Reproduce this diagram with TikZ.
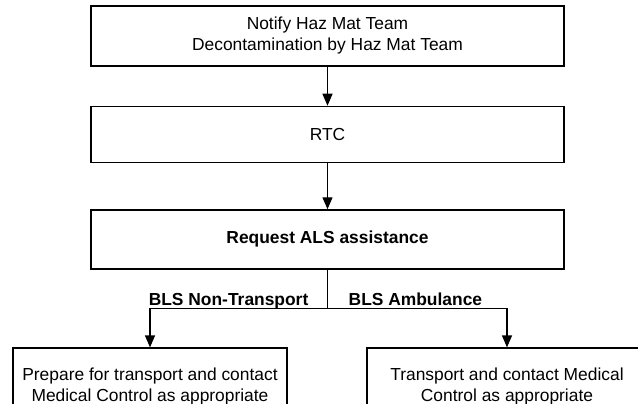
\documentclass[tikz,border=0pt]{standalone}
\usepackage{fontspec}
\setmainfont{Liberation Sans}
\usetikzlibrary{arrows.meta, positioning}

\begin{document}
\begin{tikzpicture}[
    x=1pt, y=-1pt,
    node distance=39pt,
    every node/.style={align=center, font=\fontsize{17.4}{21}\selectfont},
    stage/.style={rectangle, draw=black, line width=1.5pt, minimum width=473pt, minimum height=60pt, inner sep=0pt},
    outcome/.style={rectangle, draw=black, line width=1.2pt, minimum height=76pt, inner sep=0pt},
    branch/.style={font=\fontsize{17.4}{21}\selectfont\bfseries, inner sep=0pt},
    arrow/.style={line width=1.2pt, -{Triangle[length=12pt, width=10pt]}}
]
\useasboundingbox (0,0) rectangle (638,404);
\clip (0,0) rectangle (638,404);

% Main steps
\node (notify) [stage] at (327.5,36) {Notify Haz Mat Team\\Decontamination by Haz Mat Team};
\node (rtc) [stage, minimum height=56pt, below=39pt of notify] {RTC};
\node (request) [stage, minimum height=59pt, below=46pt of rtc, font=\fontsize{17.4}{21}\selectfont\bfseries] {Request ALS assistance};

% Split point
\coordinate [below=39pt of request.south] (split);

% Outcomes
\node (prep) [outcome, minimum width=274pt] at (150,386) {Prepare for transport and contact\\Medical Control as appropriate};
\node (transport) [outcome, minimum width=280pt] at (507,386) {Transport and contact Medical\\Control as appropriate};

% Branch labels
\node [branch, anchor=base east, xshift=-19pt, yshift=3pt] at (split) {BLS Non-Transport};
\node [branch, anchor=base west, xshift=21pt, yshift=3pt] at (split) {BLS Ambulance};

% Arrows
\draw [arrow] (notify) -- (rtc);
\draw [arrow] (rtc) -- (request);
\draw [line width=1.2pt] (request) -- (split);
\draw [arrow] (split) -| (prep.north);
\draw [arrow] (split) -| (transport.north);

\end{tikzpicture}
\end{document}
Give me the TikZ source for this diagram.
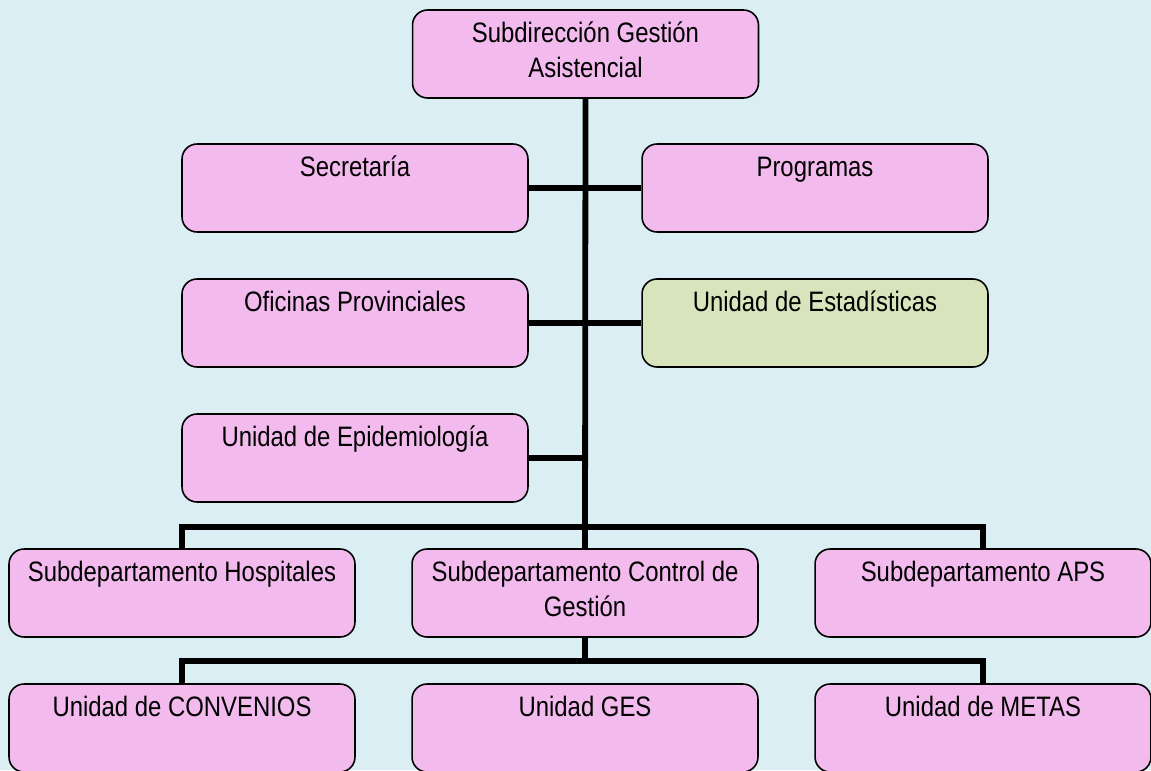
__________
# Set problem:
Return exactly what appears from the opening line of the material through the line with "west, xshift=21pt, yshift=3pt]", apart from the pictures.

# Result of this exercise:
Reproduce this diagram with TikZ.
\documentclass[tikz,border=0pt]{standalone}
\usepackage{fontspec}
\setmainfont{Liberation Sans}
\usetikzlibrary{arrows.meta, positioning}

\begin{document}
\begin{tikzpicture}[
    x=1pt, y=-1pt,
    node distance=39pt,
    every node/.style={align=center, font=\fontsize{17.4}{21}\selectfont},
    stage/.style={rectangle, draw=black, line width=1.5pt, minimum width=473pt, minimum height=60pt, inner sep=0pt},
    outcome/.style={rectangle, draw=black, line width=1.2pt, minimum height=76pt, inner sep=0pt},
    branch/.style={font=\fontsize{17.4}{21}\selectfont\bfseries, inner sep=0pt},
    arrow/.style={line width=1.2pt, -{Triangle[length=12pt, width=10pt]}}
]
\useasboundingbox (0,0) rectangle (638,404);
\clip (0,0) rectangle (638,404);

% Main steps
\node (notify) [stage] at (327.5,36) {Notify Haz Mat Team\\Decontamination by Haz Mat Team};
\node (rtc) [stage, minimum height=56pt, below=39pt of notify] {RTC};
\node (request) [stage, minimum height=59pt, below=46pt of rtc, font=\fontsize{17.4}{21}\selectfont\bfseries] {Request ALS assistance};

% Split point
\coordinate [below=39pt of request.south] (split);

% Outcomes
\node (prep) [outcome, minimum width=274pt] at (150,386) {Prepare for transport and contact\\Medical Control as appropriate};
\node (transport) [outcome, minimum width=280pt] at (507,386) {Transport and contact Medical\\Control as appropriate};

% Branch labels
\node [branch, anchor=base east, xshift=-19pt, yshift=3pt] at (split) {BLS Non-Transport};
\node [branch, anchor=base west, xshift=21pt, yshift=3pt] at (split) {BLS Ambulance};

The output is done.